Yaşamınızda vereceğiniz hiç bir kararın DOĞRU mu YANLIŞ mı olduğunu size söyleyebilecek bir merci yok, kimse yok. Çünkü gelecekte ne yaşadığınızı, nasıl yaşadığınızı siz dahil kimse bilmiyor. Kimse size verdiğiniz karardan sonra neler yaşayacağınızı gösteremez. Bununla ilgili bir film vardı, yanılmıyorsam Tom Cruise oynuyordu, Minor Report. O filmde, gelecekte yaşananları görenlerin geriye dönüp o hataları yapmaları önlenmeye çalışılıyordu. Ama o film, senaryo. Sizin bugünkü yaşamınızda böyle bir şansınız yok.

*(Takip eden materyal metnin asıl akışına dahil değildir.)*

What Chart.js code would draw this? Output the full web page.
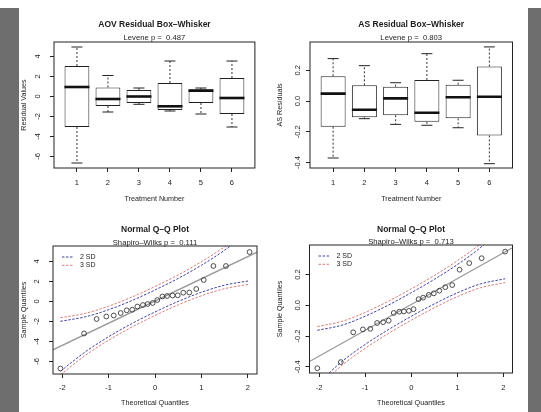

Önemli olan şey, vereceğimiz karar her neyse, verdiğiniz kararın arkasında durup, gerekenleri yapmanızdır. Hem karar verip, hem gerekeni yapmazsanız bu bile bile mutsuzluğa ve hayal kırıklığjna davetiye çıkarmak olur.
Vereceğiniz kararları çevreniz, aileniz, arkadaşınız, sevgiliniz, eşinizle konuşabilirsiniz ama onların sizin bu kararınızı etkilemesine izin vermemelisiniz. Hiç kimsenin Doğrusu bir ve aynı olamaz, herkes kendi doğrusunu ve yanlışını yaşar. bana çok Doğru gelen bir şey, bir başkasına Yanlış gelebilir. Bazı kişilerin yanlış yaşayarak elde ettikleri tecrübeler, sizin kendi kararınız üzerinde etkili olmamalı. O kendi kişiliği, yetiştirilmesi, eğitimi ve prensipleriyle yaşar, sizin de aynı kişilik ve prensipler sahip olacağınızı kim bilebilir.
O yüzden bence kararınızı verin ve ne yaşayacağınızı kararınızı verdikten sonra görün. Yaşamadan acabalarınızın yanıtlarını bulmanız olanaksız. Keşke demeyeceğiniz ama hata yaparsam da ben yaptım diyebileceğiniz kararlar vermeye çalışın. Hatalar, yanlışlar insanlar içindir. tecrübeler hatalardan gelir. Bugün bir çok kişi boşanmış durumda, sorun bakalım o insanlara, sevgiliyken, evliyken birileri deseydi onlara siz boşanacaksınız boşuna evlenmeyin, kimse inanırmıydı acaba?
Gerçek olan yaşamdır, aldığınız kararlar sizin yaşam tarzınızla bağlantılıdır. Neyi Nasıl değiştireceğinize ve hepsinden önemlisi DEĞİŞTİRMEK İSTEDİĞİNİZE emin olduktan sınra kararsız kalmayın ve uygulamaya geçin.
Bildiğiniz gibi en kötü karar, kararsızlıktan iyidir.